Lately I have been thinking about how vital it is that I convey to my children how important they are to me. In our busy lives with so much to accomplish, simple acts of showing our children they matter can get lost in the shuffle. We know we love our children, but sometimes we forget to express it.

As Dr. Neufeld explains in his Power to Parent DVD series, around four years old, children begin to realize Mommy and Daddy hold close what they hold dear. Feeling significant, mattering, being valued by those they are attached to becomes of the utmost importance to children. Thinking back on my childhood, I know I was special to my father when he’d unexpectedly tickle me, telling me he was going to put salt and pepper on me and eat me all up! I’d giggle and feel loved. Out of the blue, my mother would hug me and say, “I haven’t seen you all day!” even though I had been right under her feet as she did the housework. As a teen, the invitation to spend time with them was always there. These messages made me feel valued. I’m sure my parents weren’t conscious of the impact they had on me; they were just delighting in me being their child. But they endeared me to them; they made me want to stay close to them and do right by them. Those moments felt like free gifts – I didn’t need to achieve anything or work for their love; they showed their affection simply because of who I was, not for what I did. A child can rest in our love when they don’t feel they have to measure up, they can just be and are completely accepted for who they are. Developmentalist Carl Roger’s calls this unconditional positive regard. It is critical for healthy development of a child

According to research, the best way to deepen attachment is to convey warmth, enjoyment, and delight to be in our kid’s presence. Spending one-on-one time with each of our children is a great way to show them how special they are. Often we tend to believe the whole family should share activities together. Although this can be very nourishing to its members, my clients often report the family dynamics can cause more division than attachment. I encourage them to find special activities or one-on-on time that one parent and the child share. This is especially important when a parent is trying to restore a relationship that has become strained or when challenging behaviour is an issue.

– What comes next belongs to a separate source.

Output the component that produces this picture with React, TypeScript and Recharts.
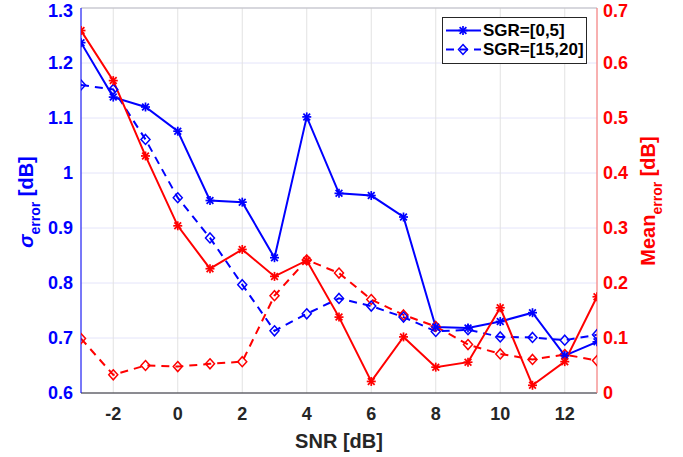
import React from 'react';
import {
  LineChart, Line, XAxis, YAxis, CartesianGrid, ReferenceLine,
} from 'recharts';

const snr = [-3, -2, -1, 0, 1, 2, 3, 4, 5, 6, 7, 8, 9, 10, 11, 12, 13];
const sigmaLow = [1.237, 1.138, 1.12, 1.076, 0.95, 0.947, 0.846, 1.102, 0.963, 0.959, 0.92, 0.72, 0.718, 0.73, 0.746, 0.668, 0.693];
const sigmaHigh = [1.16, 1.152, 1.061, 0.955, 0.882, 0.797, 0.713, 0.744, 0.772, 0.758, 0.738, 0.712, 0.715, 0.702, 0.701, 0.696, 0.706];
const meanLow = [0.659, 0.568, 0.431, 0.304, 0.226, 0.261, 0.212, 0.241, 0.138, 0.021, 0.102, 0.047, 0.056, 0.155, 0.014, 0.057, 0.175];
const meanHigh = [0.099, 0.033, 0.05, 0.048, 0.053, 0.057, 0.177, 0.242, 0.218, 0.17, 0.142, 0.121, 0.088, 0.071, 0.061, 0.07, 0.059];

const xTicks = [-2, 0, 2, 4, 6, 8, 10, 12];
const leftTicks = [0.6, 0.7, 0.8, 0.9, 1.0, 1.1, 1.2, 1.3];
const rightTicks = [0, 0.1, 0.2, 0.3, 0.4, 0.5, 0.6, 0.7];
const legendNames = ['SGR=[0,5]', 'SGR=[15,20]'];

const data = snr.map((s, i) => ({
  snr: s,
  sigmaLow: sigmaLow[i],
  sigmaHigh: sigmaHigh[i],
  meanLow: meanLow[i],
  meanHigh: meanHigh[i],
}));

const BLUE = '#0000ff';
const RED = '#ff0000';
const FONT = '"Liberation Sans", Arial, sans-serif';

const fmt = (v: number) => String(Number(v.toFixed(1)));

// MATLAB style '*' marker
const Star = ({ cx, cy, stroke }: any) => {
  if (cx == null || cy == null) return null;
  const r = 4.5;
  const d = r * 0.75;
  return (
    <g stroke={stroke} strokeWidth={1.7}>
      <line x1={cx} y1={cy - r} x2={cx} y2={cy + r} />
      <line x1={cx - r} y1={cy} x2={cx + r} y2={cy} />
      <line x1={cx - d} y1={cy - d} x2={cx + d} y2={cy + d} />
      <line x1={cx - d} y1={cy + d} x2={cx + d} y2={cy - d} />
    </g>
  );
};

const Diamond = ({ cx, cy, stroke }: any) => {
  if (cx == null || cy == null) return null;
  return (
    <polygon
      points={`${cx},${cy - 5} ${cx + 4.5},${cy} ${cx},${cy + 5} ${cx - 4.5},${cy}`}
      fill="none"
      stroke={stroke}
      strokeWidth={1.5}
      strokeDasharray="none"
    />
  );
};

const LegendBox = () => (
  <div style={{
    position: 'absolute', left: 442, top: 17,
    width: 143, height: 45, border: '1px solid #262626', background: '#fff',
    fontFamily: FONT, fontWeight: 700, fontSize: 17, color: '#000',
    boxSizing: 'content-box',
  }}>
    {legendNames.map((name, i) => (
      <div key={name} style={{ display: 'flex', alignItems: 'center', height: 19, marginTop: i === 0 ? 3 : 0 }}>
        <svg width={40} height={19} style={{ flex: 'none' }}>
          <line x1={3} y1={9.5} x2={38} y2={9.5} stroke={BLUE} strokeWidth={2}
            strokeDasharray={i === 0 ? undefined : '8 6'} />
          {i === 0 ? <Star cx={20} cy={9.5} stroke={BLUE} /> : <Diamond cx={20} cy={9.5} stroke={BLUE} />}
        </svg>
        <span style={{ whiteSpace: 'nowrap' }}>{name}</span>
      </div>
    ))}
  </div>
);

const LeftLabel = () => (
  <text transform="translate(33,202) rotate(-90)" textAnchor="middle" fill={BLUE}
    fontFamily={FONT} fontSize={20} fontWeight={700}>
    <tspan fontStyle="italic">σ</tspan>
    <tspan fontSize={14} dy={7}>error</tspan>
    <tspan dy={-7}> [dB]</tspan>
  </text>
);

const RightLabel = () => (
  <text transform="translate(655,201) rotate(-90)" textAnchor="middle" fill={RED}
    fontFamily={FONT} fontSize={20} fontWeight={700}>
    <tspan>Mean</tspan>
    <tspan fontSize={14} dy={7}>error</tspan>
    <tspan dy={-7}> [dB]</tspan>
  </text>
);

export default function App() {
  return (
    <div style={{ position: 'absolute', left: 0, top: 0, width: 683, height: 457, background: '#fff' }}>
      <LineChart width={683} height={457} data={data} margin={{ top: 8, right: 0, left: 0, bottom: 0 }}>
        <CartesianGrid yAxisId="left" vertical={false} stroke="#e4e4fa" strokeWidth={1} />
        <CartesianGrid yAxisId="left" horizontal={false} stroke="#e2e2e2" strokeWidth={1} />
        <XAxis
          dataKey="snr"
          type="number"
          domain={[-3, 13]}
          ticks={xTicks}
          allowDataOverflow
          height={64}
          tickLine={false}
          tickMargin={8}
          axisLine={{ stroke: '#262626' }}
          tick={{ fill: '#262626', fontSize: 18, fontWeight: 700, fontFamily: FONT }}
          label={{ value: 'SNR [dB]', position: 'insideBottom', offset: 9, fill: '#262626', fontSize: 20, fontWeight: 700, fontFamily: FONT }}
        />
        <YAxis
          yAxisId="left"
          domain={[0.6, 1.3]}
          ticks={leftTicks}
          tickFormatter={fmt}
          width={81}
          tickLine={false}
          tickSize={6}
          tickMargin={2}
          axisLine={{ stroke: BLUE }}
          tick={{ fill: BLUE, fontSize: 18, fontWeight: 700, fontFamily: FONT }}
          label={<LeftLabel />}
        />
        <YAxis
          yAxisId="right"
          orientation="right"
          domain={[0, 0.7]}
          ticks={rightTicks}
          tickFormatter={fmt}
          width={86}
          tickLine={false}
          tickSize={6}
          tickMargin={0}
          axisLine={{ stroke: '#ff7070' }}
          tick={{ fill: RED, fontSize: 18, fontWeight: 700, fontFamily: FONT }}
          label={<RightLabel />}
        />
        <ReferenceLine yAxisId="left" y={1.3} stroke="#bdbdbd" strokeWidth={1} />
        <Line yAxisId="right" dataKey="meanHigh" stroke={RED} strokeWidth={2} strokeDasharray="8 6"
          dot={<Diamond stroke={RED} />} isAnimationActive={false} />
        <Line yAxisId="left" dataKey="sigmaHigh" stroke={BLUE} strokeWidth={2} strokeDasharray="8 6"
          dot={<Diamond stroke={BLUE} />} isAnimationActive={false} />
        <Line yAxisId="left" dataKey="sigmaLow" stroke={BLUE} strokeWidth={2}
          dot={<Star stroke={BLUE} />} isAnimationActive={false} />
        <Line yAxisId="right" dataKey="meanLow" stroke={RED} strokeWidth={2}
          dot={<Star stroke={RED} />} isAnimationActive={false} />
      </LineChart>
      <LegendBox />
    </div>
  );
}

As parents we will never create the perfect family. But we can become more conscious of our interactions with our children. That twinkle in our eye, our face lighting up when our child walks in the room, the warmth in our tone as we greet them, enjoying a moment or sharing a joke together… these gestures tell them they matter to us. Each child needs to know that we think we are the luckiest parent in the world to be blessed with the very child we always wanted.